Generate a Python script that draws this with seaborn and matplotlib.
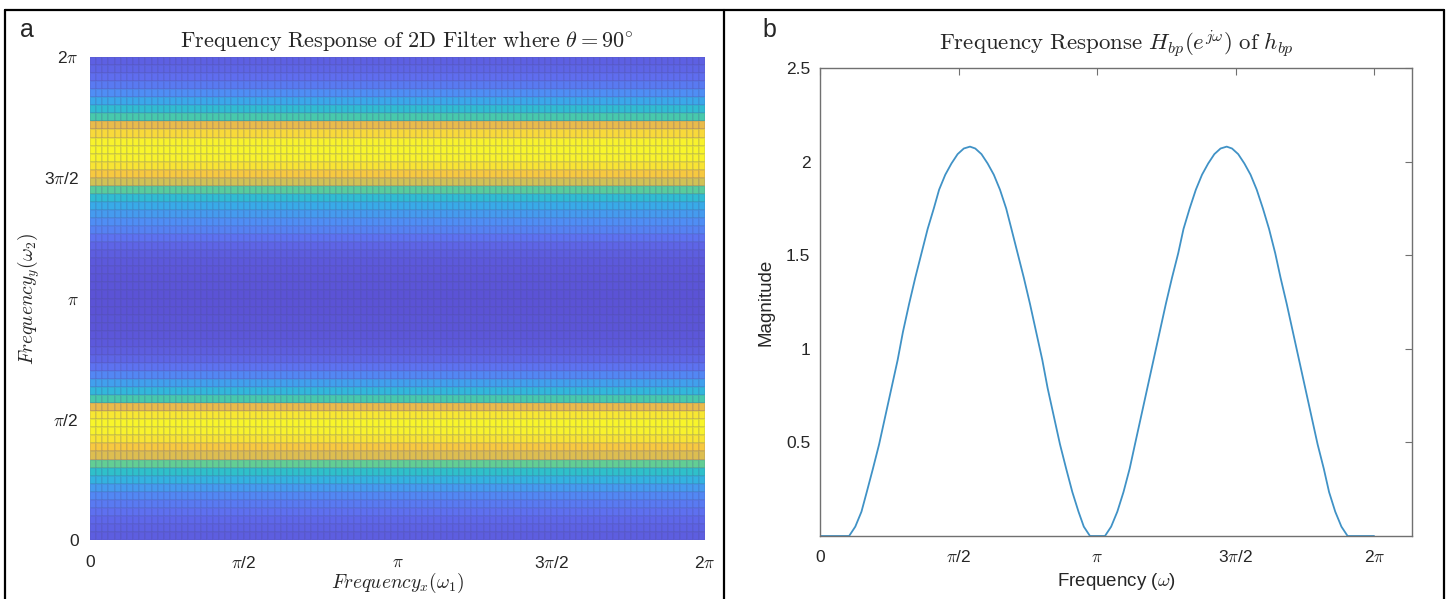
import numpy as np
import pandas as pd
import matplotlib
matplotlib.use("Agg")
import matplotlib.pyplot as plt
import seaborn as sns
from matplotlib.colors import LinearSegmentedColormap
from matplotlib.lines import Line2D

# panel a: filter response along omega_2 (one value per row, bottom row first),
# read off the colour bands of the reference (0 = dark purple, 1 = yellow)
row_response = [0.05, 0.07, 0.09, 0.13, 0.17, 0.23, 0.30, 0.40, 0.48, 0.60,
                0.80, 0.88, 0.95, 0.99, 1.00, 0.96, 0.82, 0.55, 0.42, 0.32,
                0.22, 0.14, 0.08, 0.05, 0.03, 0.02, 0.01, 0.01, 0.00, 0.00,
                0.00, 0.01, 0.01, 0.02, 0.03, 0.05, 0.08, 0.14, 0.20, 0.25,
                0.30, 0.36, 0.45, 0.58, 0.78, 0.88, 0.95, 0.99, 1.00, 0.99,
                0.92, 0.82, 0.55, 0.45, 0.35, 0.25, 0.17, 0.12, 0.08, 0.06]
n_cols = 100

# panel b: magnitude of H_bp
freq = [0.00,
        0.33, 0.40, 0.47, 0.53, 0.60, 0.67, 0.74, 0.81, 0.88, 0.94, 1.01,
        1.08, 1.15, 1.22, 1.29, 1.35, 1.42, 1.49, 1.56, 1.63, 1.70, 1.76,
        1.83, 1.90, 1.97, 2.04, 2.11, 2.17, 2.24, 2.31, 2.38, 2.45, 2.52,
        2.58, 2.65, 2.72, 2.79, 2.86, 2.93, 2.99, 3.06,
        3.23, 3.30, 3.37, 3.44, 3.51, 3.57, 3.64, 3.71, 3.78, 3.85, 3.92,
        3.99, 4.06, 4.12, 4.19, 4.26, 4.33, 4.40, 4.47, 4.54, 4.61, 4.67,
        4.74, 4.81, 4.88, 4.95, 5.02, 5.09, 5.16, 5.22, 5.29, 5.36, 5.43,
        5.50, 5.57, 5.64, 5.71, 5.77, 5.84, 5.91, 5.98,
        6.28]
mag = [0.00,
       0.00, 0.05, 0.13, 0.235, 0.36, 0.49, 0.64, 0.79, 0.94, 1.09, 1.24,
       1.38, 1.51, 1.64, 1.75, 1.85, 1.93, 1.99, 2.04, 2.07, 2.08, 2.07,
       2.04, 1.99, 1.93, 1.85, 1.75, 1.64, 1.51, 1.38, 1.24, 1.09, 0.94,
       0.79, 0.64, 0.49, 0.36, 0.235, 0.13, 0.05, 0.00,
       0.00, 0.05, 0.13, 0.235, 0.36, 0.49, 0.64, 0.79, 0.94, 1.09, 1.24,
       1.38, 1.51, 1.64, 1.75, 1.85, 1.93, 1.99, 2.04, 2.07, 2.08, 2.07,
       2.04, 1.99, 1.93, 1.85, 1.75, 1.64, 1.51, 1.38, 1.24, 1.09, 0.94,
       0.79, 0.64, 0.49, 0.36, 0.235, 0.13, 0.05, 0.00,
       0.00]

pi_ticks = [0, np.pi / 2, np.pi, 3 * np.pi / 2, 2 * np.pi]
pi_labels = ["0", r"$\pi$/2", r"$\pi$", r"3$\pi$/2", r"2$\pi$"]
mag_ticks = [0.5, 1, 1.5, 2, 2.5]

sns.set_style("white")
plt.rcParams["font.family"] = ["Liberation Sans", "DejaVu Sans"]
plt.rcParams["mathtext.fontset"] = "cm"

cmap = LinearSegmentedColormap.from_list("parula_light", [
    (0.00, "#5b53d6"), (0.12, "#5f6ef0"), (0.25, "#4f8ef5"),
    (0.38, "#34b0e6"), (0.50, "#2ec4c4"), (0.62, "#6cd08a"),
    (0.74, "#b8c860"), (0.84, "#f5b845"), (0.92, "#f8d83a"),
    (1.00, "#f8f52a")])

fig = plt.figure(figsize=(14.49, 5.99), dpi=100)
W, H = 1449, 599

# ---- panel a
ax1 = fig.add_axes([90 / W, 1 - 540 / H, 615 / W, 483 / H])
grid = pd.DataFrame(np.tile(np.array(row_response[::-1])[:, None], (1, n_cols)))
sns.heatmap(grid, ax=ax1, cmap=cmap, vmin=0, vmax=1, cbar=False,
            xticklabels=False, yticklabels=False,
            linewidths=0.25, linecolor=(0.3, 0.3, 0.55, 0.12))
n_rows = len(row_response)
ax1.set_xticks([i * n_cols / 4 for i in range(5)])
ax1.set_xticklabels(pi_labels, rotation=0)
ax1.set_yticks([n_rows - i * n_rows / 4 for i in range(5)])
ax1.set_yticklabels(pi_labels, rotation=0)
ax1.tick_params(axis="x", length=0, pad=11, labelsize=12.5, colors="#262626")
ax1.tick_params(axis="y", length=0, pad=8, labelsize=12.5, colors="#262626")
ax1.set_xlabel(r"$Frequency_x(\omega_1)$", fontsize=14, labelpad=0)
ax1.set_ylabel(r"$Frequency_y(\omega_2)$", fontsize=14, labelpad=1)
ax1.set_title(r"$\mathrm{Frequency\ Response\ of\ 2D\ Filter\ where\ }\theta = 90^{\circ}$",
              fontsize=16, pad=7, x=0.515)

# ---- panel b
ax2 = fig.add_axes([820 / W, 1 - 536 / H, 592 / W, 468 / H])
sns.lineplot(x=freq, y=mag, ax=ax2, color="#4092c6", linewidth=1.3,
             estimator=None, sort=False)
ax2.set_xlim(0, 6.71)
ax2.set_ylim(0, 2.5)
ax2.set_xticks(pi_ticks)
ax2.set_xticklabels(pi_labels)
ax2.set_yticks(mag_ticks)
ax2.set_yticklabels(["0.5", "1", "1.5", "2", "2.5"])
ax2.tick_params(direction="in", length=5, width=0.8, color="#707070",
                top=True, right=True, labelsize=12.5, labelcolor="#262626")
ax2.tick_params(axis="x", pad=10)
ax2.tick_params(axis="y", pad=7)
for s in ax2.spines.values():
    s.set_visible(True)
    s.set_color("#707070")
    s.set_linewidth(1.0)
ax2.set_xlabel(r"Frequency ($\omega$)", fontsize=13.5, color="#262626", labelpad=4)
ax2.set_ylabel("Magnitude", fontsize=13.5, color="#262626", labelpad=8)
ax2.set_title(r"$\mathrm{Frequency\ Response\ }H_{bp}(e^{j\omega})\mathrm{\ of\ }h_{bp}$",
              fontsize=16.5, pad=12)

# panel letters and frame lines
fig.text(20 / W, 1 - 30 / H, "a", fontsize=18, va="center", ha="left")
fig.text(762 / W, 1 - 30 / H, "b", fontsize=18, va="center", ha="left")
for x0, y0, x1, y1 in [(5, 10, 1444, 10), (5, 10, 5, 599), (724, 10, 724, 599),
                       (1444, 10, 1444, 599)]:
    fig.add_artist(Line2D([x0 / W, x1 / W], [1 - y0 / H, 1 - y1 / H],
                          color="black", linewidth=1.6, transform=fig.transFigure))

fig.savefig("out.png", dpi=100)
==============================
■ **Given task**
Leave out the pictures and restate, word for word, the lines from the top of the data through the line containing "from matplotlib.lines import Line2D", both included.

■ **Output for this task**
Generate a Python script that draws this with seaborn and matplotlib.
import numpy as np
import pandas as pd
import matplotlib
matplotlib.use("Agg")
import matplotlib.pyplot as plt
import seaborn as sns
from matplotlib.colors import LinearSegmentedColormap
from matplotlib.lines import Line2D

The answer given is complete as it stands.